##### Given data #####

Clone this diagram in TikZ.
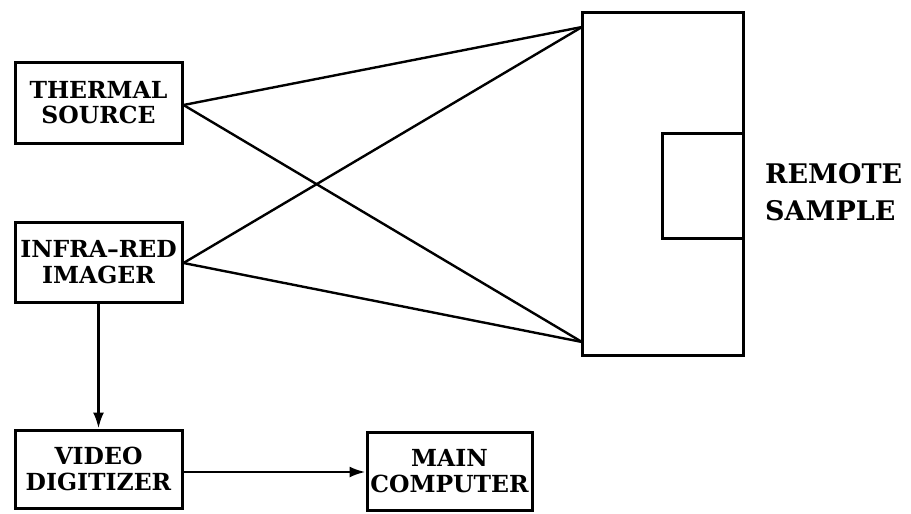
\documentclass[tikz,border=0pt]{standalone}
\usepackage{fontspec}
\setmainfont{DejaVu Serif}
\usetikzlibrary{arrows.meta}
\begin{document}
\begin{tikzpicture}[x=1pt,y=-1pt,
  blk/.style={draw,line width=3pt,inner sep=0pt,align=center,font=\fontsize{23.5}{25.5}\selectfont\bfseries},
  ray/.style={line width=2.4pt},
  flow/.style={line width=2.6pt,-{Latex[length=16pt,width=11pt]}}]
\useasboundingbox (0,0) rectangle (911,514);
\node[blk,minimum width=167pt,minimum height=81pt] (ts) at (98.5,102.5) {THERMAL\\SOURCE};
\node[blk,minimum width=167pt,minimum height=80pt] (ir) at (98.5,262) {INFRA--RED\\IMAGER};
\node[blk,minimum width=167pt,minimum height=78pt] (vd) at (98.5,469) {VIDEO\\DIGITIZER};
\node[blk,minimum width=165pt,minimum height=78pt] (mc) at (449.5,471) {MAIN\\COMPUTER};
\node[draw,line width=3pt,minimum width=161pt,minimum height=343pt,inner sep=0pt] (rs) at (662.5,183.5) {};
\node[draw,line width=3pt,minimum width=81pt,minimum height=105pt,inner sep=0pt] (tg) at (702.5,185.5) {};
\node[anchor=west,inner sep=0pt,align=left,font=\fontsize{27}{37}\selectfont\bfseries] (lb) at (765,192) {REMOTE\\SAMPLE};
\coordinate (ptop) at (582,27);
\coordinate (pbot) at (582,342);
\draw[ray] (ts.east |- 0,105) -- (ptop);
\draw[ray] (ts.east |- 0,105) -- (pbot);
\draw[ray] (ir.east |- 0,263) -- (ptop);
\draw[ray] (ir.east |- 0,263) -- (pbot);
\draw[flow] (ir.south) -- (vd.north);
\draw[flow] (vd.east |- 0,472) -- (mc.west |- 0,472);
\end{tikzpicture}
\end{document}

#####

Task brief: Copy out all of the material exactly as written, without its pictures.

Finished exercise:
Clone this diagram in TikZ.
\documentclass[tikz,border=0pt]{standalone}
\usepackage{fontspec}
\setmainfont{DejaVu Serif}
\usetikzlibrary{arrows.meta}
\begin{document}
\begin{tikzpicture}[x=1pt,y=-1pt,
  blk/.style={draw,line width=3pt,inner sep=0pt,align=center,font=\fontsize{23.5}{25.5}\selectfont\bfseries},
  ray/.style={line width=2.4pt},
  flow/.style={line width=2.6pt,-{Latex[length=16pt,width=11pt]}}]
\useasboundingbox (0,0) rectangle (911,514);
\node[blk,minimum width=167pt,minimum height=81pt] (ts) at (98.5,102.5) {THERMAL\\SOURCE};
\node[blk,minimum width=167pt,minimum height=80pt] (ir) at (98.5,262) {INFRA--RED\\IMAGER};
\node[blk,minimum width=167pt,minimum height=78pt] (vd) at (98.5,469) {VIDEO\\DIGITIZER};
\node[blk,minimum width=165pt,minimum height=78pt] (mc) at (449.5,471) {MAIN\\COMPUTER};
\node[draw,line width=3pt,minimum width=161pt,minimum height=343pt,inner sep=0pt] (rs) at (662.5,183.5) {};
\node[draw,line width=3pt,minimum width=81pt,minimum height=105pt,inner sep=0pt] (tg) at (702.5,185.5) {};
\node[anchor=west,inner sep=0pt,align=left,font=\fontsize{27}{37}\selectfont\bfseries] (lb) at (765,192) {REMOTE\\SAMPLE};
\coordinate (ptop) at (582,27);
\coordinate (pbot) at (582,342);
\draw[ray] (ts.east |- 0,105) -- (ptop);
\draw[ray] (ts.east |- 0,105) -- (pbot);
\draw[ray] (ir.east |- 0,263) -- (ptop);
\draw[ray] (ir.east |- 0,263) -- (pbot);
\draw[flow] (ir.south) -- (vd.north);
\draw[flow] (vd.east |- 0,472) -- (mc.west |- 0,472);
\end{tikzpicture}
\end{document}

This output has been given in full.